Adoramos conversar; é um prazer. Mas se você não praticar a atenção plena, pode apenas se deixar levar pela conversa. Você não terá muito a oferecer, e a outra pessoa também não terá muito a oferecer. Quando há algo em você que é muito precioso, você pode oferecer e compartilhar. Falar é uma forma de se oferecer e se expressar. Mas se você tem apenas ideias vazias, isso não é um verdadeiro presente. Você pode ter opiniões sobre tudo, mas pode não ser o que a outra pessoa precisa. O que a outra pessoa precisa é de sua compreensão, seu amor e sua percepção – não como ideias, mas como uma realidade viva.

Quando você incorpora insight, compaixão e alegria, um relacionamento se torna significativo. Se você conhece a arte de viver sozinho – de saber ser você mesmo e cultivar a energia da paz, da compreensão e da compaixão a cada momento – seu relacionamento se aprofundará. Isso é muito simples. Quando você tiver cinco ou dez minutos livres, use-os para enriquecer, para se tornar mais sólido, mais livre, mais compreensivo e mais compassivo. Quando amamos alguém, alegria, compreensão e compaixão são as melhores ofertas que podemos fazer ao nosso amado. Se você deseja ter algo a oferecer, cultive-o estando sozinho.

Imagine uma árvore recebendo nutrição da terra, da água e dos minerais. Com tudo o que absorve, nutre os ramos e as folhas e cria flores. Uma árvore tem tantas coisas a oferecer ao mundo. Se perturbarmos as raízes da árvore, para que não entrem em contato com o solo, a árvore não obterá os nutrientes de que precisa para fazer flores e frutos. Cada um de nós é como uma árvore. Se não soubermos como ir para casa, para nós mesmos, para nos tornarmos totalmente presentes, para cultivar e praticar o olhar e a escuta profunda, então não poderemos receber os nutrientes de que precisamos e não teremos muito a oferecer à pessoa que amamos.

Nosso tempo juntos é muito precioso. Queremos ser um instrumento de paz para nós, para nossa família e para nossa sociedade. Mas se não formos sólidos o suficiente, embora possamos praticar em retiros, não podemos continuar a praticar em casa. Existem coisas que não podemos fazer sozinhos, mas que com uma comunidade, uma Sangha, se tornam fáceis. Sozinhos, tendemos a ser preguiçosos. Mesmo que saibamos como sentar, como ouvir o sino e como praticar uma caminhada consciente, não os praticamos, porque ninguém ao nosso redor os pratica. É por isso que a presença de uma comunidade cujos membros também estão praticando, é um grande incentivo e apoio.

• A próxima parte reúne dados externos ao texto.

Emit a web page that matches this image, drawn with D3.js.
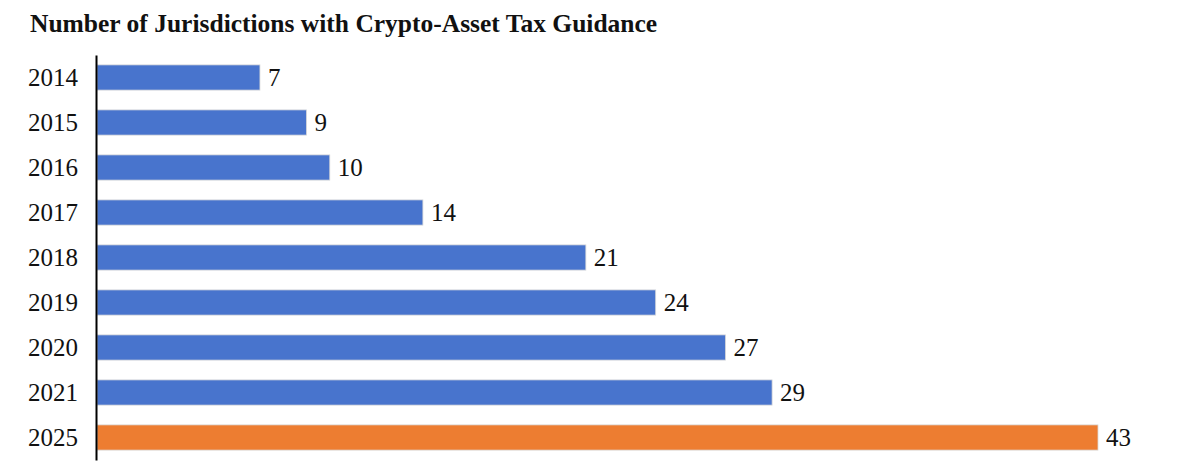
<!DOCTYPE html>
<html lang="en">
<head>
    <meta charset="UTF-8">
    <title>Crypto-Asset Tax Guidance</title>
    <script src="https://d3js.org/d3.v7.min.js"></script>
    <style>
        body {
            margin: 0;
            padding: 0;
            background: white;
        }
        svg {
            display: block;
        }
        text {
            font-family: "Liberation Serif", "Times New Roman", serif;
        }
    </style>
</head>
<body>
    <svg id="chart" width="1200" height="474"></svg>

    <script>
        const years = ["2014", "2015", "2016", "2017", "2018", "2019", "2020", "2021", "2025"];
        const counts = [7, 9, 10, 14, 21, 24, 27, 29, 43];
        const highlightYear = "2025";

        const svg = d3.select("#chart");
        const plotLeft = 97, plotTop = 55, plotBottom = 460;

        const x = d3.scaleLinear()
            .domain([0, 43])
            .range([plotLeft, 1098]);

        const y = d3.scaleBand()
            .domain(years)
            .range([plotTop, plotBottom])
            .paddingInner(0.44)
            .paddingOuter(0.22);

        svg.append("text")
            .attr("x", 30)
            .attr("y", 32)
            .attr("font-size", "25.5px")
            .attr("font-weight", "bold")
            .attr("fill", "#111")
            .text("Number of Jurisdictions with Crypto-Asset Tax Guidance");

        const data = years.map((yr, i) => ({ year: yr, value: counts[i] }));

        svg.selectAll("rect.bar")
            .data(data)
            .enter().append("rect")
            .attr("class", "bar")
            .attr("x", x(0))
            .attr("y", d => y(d.year))
            .attr("width", d => x(d.value) - x(0))
            .attr("height", y.bandwidth())
            .attr("fill", d => d.year === highlightYear ? "#ED7D31" : "#4874CD")
            .attr("stroke", "#d9d9d9")
            .attr("stroke-width", 0.8);

        svg.selectAll("text.value")
            .data(data)
            .enter().append("text")
            .attr("class", "value")
            .attr("x", d => x(d.value) + 8)
            .attr("y", d => y(d.year) + y.bandwidth() / 2)
            .attr("dy", "0.35em")
            .attr("font-size", "25px")
            .attr("fill", "#111")
            .text(d => d.value);

        const axis = d3.axisLeft(y).tickSize(0).tickPadding(18);
        const g = svg.append("g")
            .attr("transform", `translate(${plotLeft - 1},0)`)
            .call(axis);
        g.select(".domain")
            .attr("stroke", "#000")
            .attr("stroke-width", 2);
        g.selectAll(".tick text")
            .attr("font-family", "Liberation Serif, Times New Roman, serif")
            .attr("font-size", "25px")
            .attr("fill", "#111");
    </script>
</body>
</html>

(Traduzido do livro de Thich Nhat Hanh – “Peace Begins Here: Palestinians and Israelis Listening to Each Other” – Tradução Leonardo Dobbin)

REFERÊNCIA:

HANH, Thich Nhat. Peace begins here: palestinians and israelis listening to each other. Disponível em: http://sangavirtual.blogspot.com/2021/01/a-arte-de-viver-sozinho.html. Acesso em 4 fev. 2021.

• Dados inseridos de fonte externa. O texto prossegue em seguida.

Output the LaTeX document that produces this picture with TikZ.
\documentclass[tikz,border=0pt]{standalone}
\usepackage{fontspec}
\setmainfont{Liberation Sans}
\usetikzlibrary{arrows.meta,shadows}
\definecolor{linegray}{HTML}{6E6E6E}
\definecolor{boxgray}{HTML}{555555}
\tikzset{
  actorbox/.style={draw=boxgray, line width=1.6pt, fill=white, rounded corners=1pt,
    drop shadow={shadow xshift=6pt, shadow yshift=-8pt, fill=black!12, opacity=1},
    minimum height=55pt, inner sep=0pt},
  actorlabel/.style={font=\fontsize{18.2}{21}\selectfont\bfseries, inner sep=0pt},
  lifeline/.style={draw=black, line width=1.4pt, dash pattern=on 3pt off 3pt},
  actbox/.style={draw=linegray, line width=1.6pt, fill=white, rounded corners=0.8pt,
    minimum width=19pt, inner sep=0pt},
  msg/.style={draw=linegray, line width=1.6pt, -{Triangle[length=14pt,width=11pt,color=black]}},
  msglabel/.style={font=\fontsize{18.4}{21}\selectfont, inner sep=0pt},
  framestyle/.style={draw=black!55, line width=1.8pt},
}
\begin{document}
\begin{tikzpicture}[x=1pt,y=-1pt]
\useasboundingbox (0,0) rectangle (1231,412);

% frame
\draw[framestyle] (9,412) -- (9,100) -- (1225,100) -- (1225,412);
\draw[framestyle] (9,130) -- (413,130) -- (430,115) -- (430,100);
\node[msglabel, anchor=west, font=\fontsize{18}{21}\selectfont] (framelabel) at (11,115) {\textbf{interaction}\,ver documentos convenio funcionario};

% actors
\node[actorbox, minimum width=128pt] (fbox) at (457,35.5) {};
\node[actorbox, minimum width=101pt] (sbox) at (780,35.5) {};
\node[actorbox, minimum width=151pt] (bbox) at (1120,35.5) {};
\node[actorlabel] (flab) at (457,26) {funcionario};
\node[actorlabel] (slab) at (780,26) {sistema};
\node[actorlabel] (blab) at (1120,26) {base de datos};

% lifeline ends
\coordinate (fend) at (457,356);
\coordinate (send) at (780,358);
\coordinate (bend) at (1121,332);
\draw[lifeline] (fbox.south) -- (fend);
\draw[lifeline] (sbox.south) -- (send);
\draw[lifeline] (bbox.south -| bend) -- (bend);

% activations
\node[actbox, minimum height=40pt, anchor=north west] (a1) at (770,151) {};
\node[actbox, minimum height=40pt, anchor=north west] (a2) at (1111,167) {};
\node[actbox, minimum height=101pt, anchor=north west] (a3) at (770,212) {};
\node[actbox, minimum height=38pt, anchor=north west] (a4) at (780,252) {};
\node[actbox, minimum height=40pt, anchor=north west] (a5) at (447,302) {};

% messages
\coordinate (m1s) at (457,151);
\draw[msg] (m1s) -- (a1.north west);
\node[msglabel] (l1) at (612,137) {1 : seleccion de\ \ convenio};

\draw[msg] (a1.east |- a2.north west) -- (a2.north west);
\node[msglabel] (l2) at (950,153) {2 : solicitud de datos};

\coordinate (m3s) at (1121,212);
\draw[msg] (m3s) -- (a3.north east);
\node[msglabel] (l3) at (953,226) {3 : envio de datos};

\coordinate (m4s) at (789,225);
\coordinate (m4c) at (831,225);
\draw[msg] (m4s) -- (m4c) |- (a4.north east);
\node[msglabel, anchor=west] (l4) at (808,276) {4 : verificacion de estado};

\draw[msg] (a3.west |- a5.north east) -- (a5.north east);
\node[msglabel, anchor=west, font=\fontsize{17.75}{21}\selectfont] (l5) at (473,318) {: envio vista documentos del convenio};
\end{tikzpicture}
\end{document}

COMENTÁRIO de Kathy Marcondes:

Precisamos ter a coragem de nos perguntarmos com ABSOLUTA HONESTIDADE quando estamos sofrendo por algum problema amoroso: nossa dor vem do outro, mesmo? vem de sua ausência? vem de sua distância? vem do desapontamento ou descrença que este outro ser provocou? Ou… ao invés disso… nossa dor pela nossa perda (seja ela da nossa comodidade, vaidade ou segurança) se relaciona com questões e dificuldades PARTICULARMENTE minhas? Esse tipo de sofrimento que estamos vivendo é a primeira vez que nos acontece? Ou será que há uma MESMA questão, nossa, completamente nossa, um medo, uma dificuldade, um vício ou algo que nunca resolvemos enfrentar… que está sempre a se manifestar na nossa vida e que agora apareceu na forma de uma desilusão amorosa? Dizemos convictos: não gosto de ser só!! Poderíamos nos perguntar: aprendemos e a estar bem conosco mesmo? Pensemos: quem de fato alcançou poder estar em paz consigo não tem a necessidade amorosa tão dependente e insegura que nos faça perder o tino de nossa própria vida e dar prosseguimento a ela mesmo que, momentaneamente sozinhos… ou momentaneamente abandonados por algo ou por alguém. Que tal fazer da dor do amor que nos abandonou uma oportunidade de reencontramos a nós mesmos? A hora de cuidar de si e de sua felicidade concreta, simples e pé no chão de uma existência rápida e transitória é justo: AGORA! Mãos a obra de se tornar boa companhia para si mesmo! Vai dar certo!!